Absolution in Anglican Morning and Evening Prayer
The Absolution in Anglican Morning and Evening Prayer is the declaration of God's pardon that follows the general confession near the beginning of the daily offices in many forms of the Book of Common Prayer. In Anglicanism, it is both a pastoral assurance to penitent worshippers and a liturgical expression of the Church's ministry of reconciliation. Its wording and rubrics vary among prayer books, but its ordinary function is stable: after the congregation has confessed sin, an authorized minister proclaims forgiveness in the name of God and directs the people toward renewed obedience.
Place in the Daily Office
In the classical Prayer Book order, Morning Prayer and Evening Prayer begin with Scripture sentences, an exhortation, a corporate confession, and the Absolution before moving to the Lord's Prayer, psalmody, lessons, and canticles. This opening sequence gives the office a penitential entrance without making the whole service primarily penitential. The congregation is gathered, sin is acknowledged, mercy is declared, and the worship of God proceeds.
The Absolution is closely related to the confession that precedes it. The confession is spoken by the minister and people together, emphasizing the common need for grace. The Absolution is then said by the priest, or in some books by a bishop or priest, as an act of ordained ministry. Where a deacon or lay officiant leads the office, many Anglican books provide an alternate prayer for pardon rather than the declarative absolution. This distinction reflects a traditional Anglican concern to preserve both the ministry of the whole people and the particular responsibilities of ordained ministers.
Prayer Book Forms
The 1662 Book of Common Prayer gives a declarative form beginning with an affirmation that Almighty God desires not the death of a sinner, but rather repentance and life. It continues by announcing pardon and absolution to those who truly repent and believe the gospel. The text is not framed as a private sacramental absolution in the confessional, but as a public liturgical declaration within common prayer.
Later Anglican prayer books often retain the same basic pattern while revising language. Some books include a shorter absolution, while others provide seasonal or alternative forms. The American 1979 Book of Common Prayer, for example, places an absolution or declaration of forgiveness after the confession in the daily offices, with forms that may be used by a priest or bishop and different wording when the officiant is not a priest. Contemporary Anglican liturgies commonly keep this distinction, even when the language is modernized.

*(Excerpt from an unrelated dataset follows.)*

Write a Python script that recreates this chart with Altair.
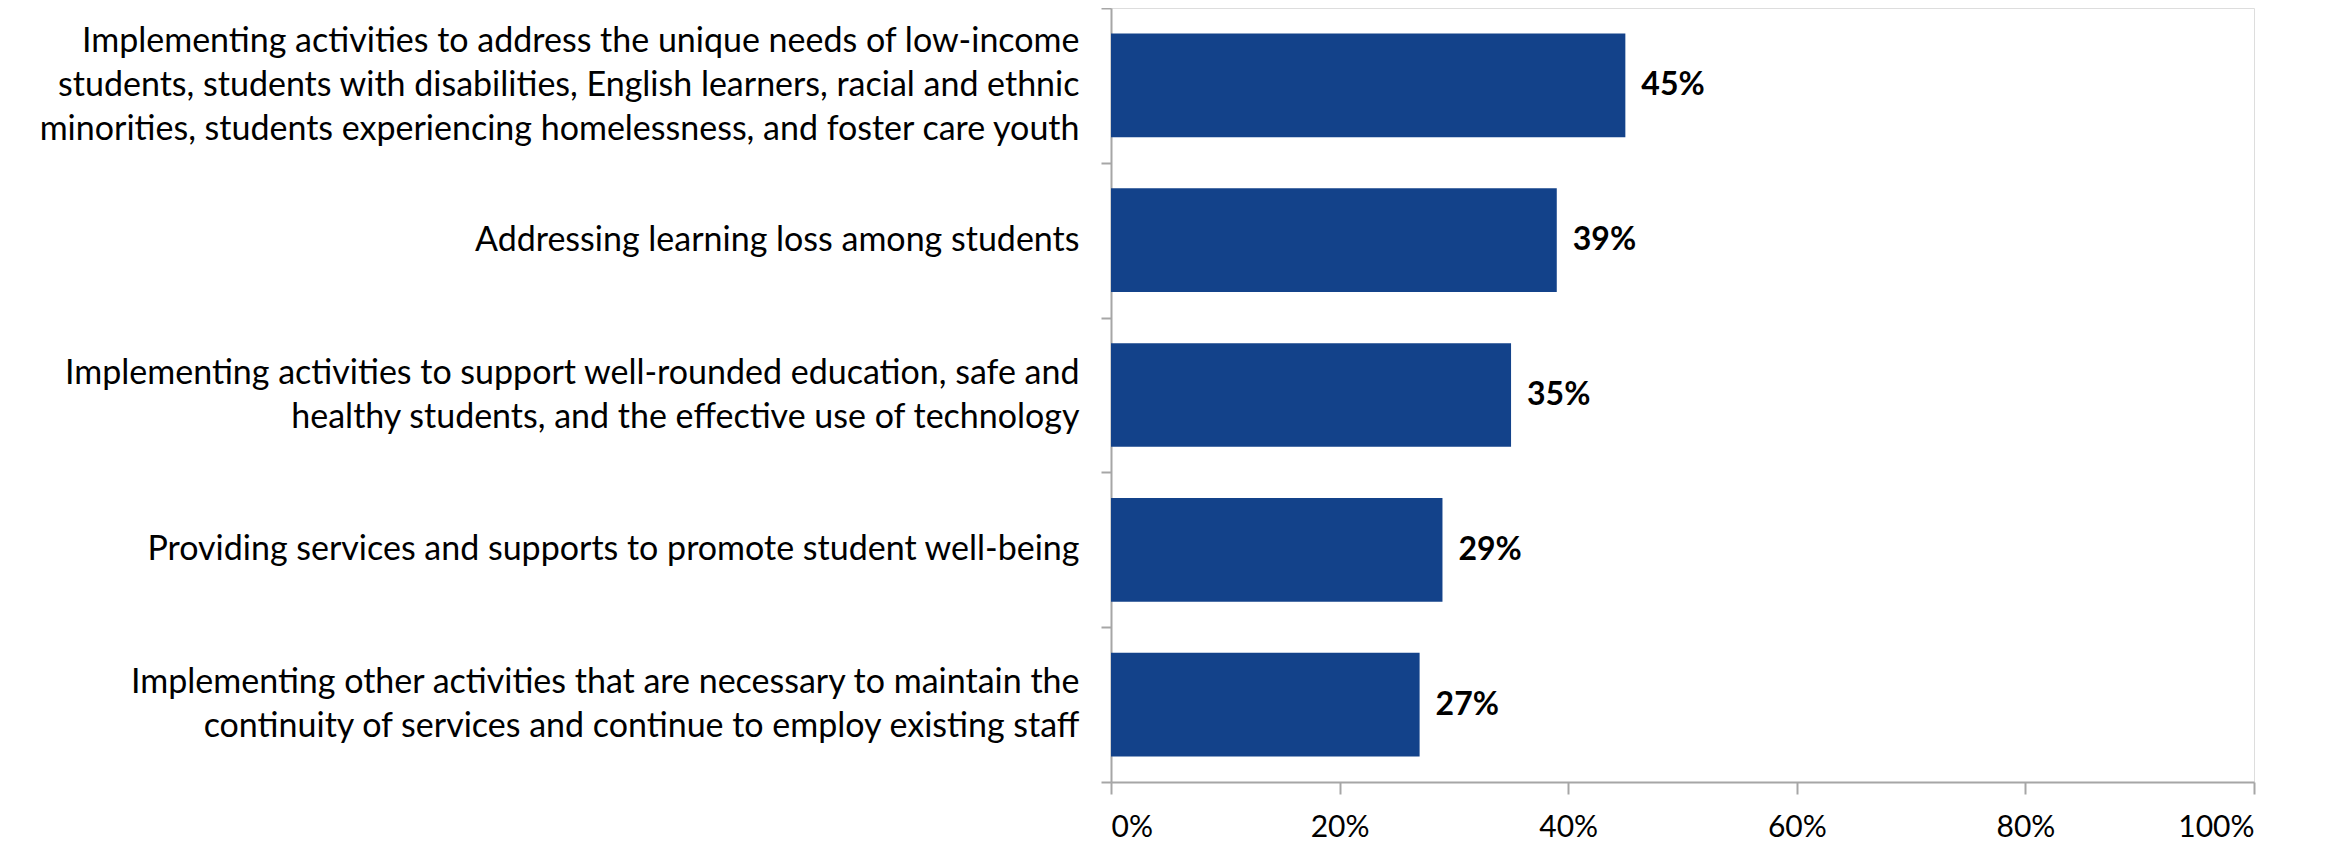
import altair as alt
import pandas as pd

categories = [
    "Implementing activities to address the unique needs of low-income|students, students with disabilities, English learners, racial and ethnic|minorities, students experiencing homelessness, and foster care youth",
    "Addressing learning loss among students",
    "Implementing activities to support well-rounded education, safe and|healthy students, and the effective use of technology",
    "Providing services and supports to promote student well-being",
    "Implementing other activities that are necessary to maintain the|continuity of services and continue to employ existing staff",
]
values = [0.45, 0.39, 0.35, 0.29, 0.27]
x_ticks = [0, 0.2, 0.4, 0.6, 0.8, 1.0]

df = pd.DataFrame({"cat": categories, "val": values})

FONT = "Lato"
GREY = "#a6a6a6"
LH = 44

y_enc = alt.Y(
    "cat:N",
    sort=categories,
    title=None,
    scale=alt.Scale(paddingInner=0, paddingOuter=0),
    axis=alt.Axis(
        labelExpr="split(datum.label, '|')",
        labelFontSize=34,
        labelFont=FONT,
        labelColor="#000000",
        labelLineHeight=LH,
        labelLimit=1200,
        labelPadding=22,
        labelOffset={
            "condition": [
                {"test": "length(split(datum.label, '|')) == 3", "value": -LH},
                {"test": "length(split(datum.label, '|')) == 2", "value": -LH / 2},
            ],
            "value": 0,
        },
        tickBand="extent",
        tickSize=10,
        tickColor=GREY,
        domainColor=GREY,
        tickWidth=2,
        domainWidth=2,
        labelAlign="right",
    ),
)

x_enc = alt.X(
    "val:Q",
    title=None,
    scale=alt.Scale(domain=[0, 1], nice=False),
    axis=alt.Axis(
        values=x_ticks,
        format=".0%",
        labelFontSize=30,
        labelFont=FONT,
        labelColor="#000000",
        labelPadding=18,
        tickSize=12,
        tickColor=GREY,
        domainColor=GREY,
        tickWidth=2,
        domainWidth=2,
        grid=False,
    ),
)

bars = alt.Chart(df).mark_bar(color="#13428A", height={"band": 0.67}).encode(x=x_enc, y=y_enc)

labels = alt.Chart(df).mark_text(
    align="left", baseline="middle", dx=16, fontSize=32, fontWeight="bold", font=FONT, color="#000000"
).encode(
    x="val:Q",
    y=alt.Y("cat:N", sort=categories),
    text=alt.Text("val:Q", format=".0%"),
)

chart = (
    (bars + labels)
    .properties(
        width=1143,
        height=774,
        autosize=alt.AutoSizeParams(type="none"),
        padding={"left": 1103, "top": 0, "right": 60, "bottom": 60},
    )
    .configure_view(stroke=None, strokeWidth=0)
    .configure(background="white")
)

chart.save("out.html", embed_options={"renderer": "svg", "actions": False})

Because the daily office has been used in churches, chapels, schools, households, and religious communities, the Absolution has had a wide devotional influence. It has taught generations of Anglicans to connect confession with trust in divine mercy rather than with anxiety or self-justification.
Theological Significance
The Absolution expresses several themes characteristic of Anglican theology. First, it assumes the biblical pattern of repentance and forgiveness. The people do not claim innocence; they confess sin and seek mercy. The minister does not forgive by personal power, but announces God's promise to the repentant through Christ.
Second, the Absolution holds together word and order. It is not merely an informal reassurance, since it belongs to an authorized liturgical form. At the same time, it is not isolated from the proclamation of Scripture, since the office continues immediately into the Psalms and readings. The declaration of pardon prepares the worshipping community to hear the Word of God with humility and confidence.
Third, the Absolution shows the pastoral character of the daily office. Morning and evening prayer are not only occasions for reciting psalms and lessons; they also form Christian affections. The repeated movement from confession to pardon trains the Church in penitence, hope, and amendment of life. In this respect the Absolution supports the Prayer Book aim of disciplined common prayer in parish, cathedral, and household settings.
References
- The Book of Common Prayer (1662), orders for Morning Prayer and Evening Prayer.
- The Book of Common Prayer (1979), Daily Morning Prayer and Daily Evening Prayer.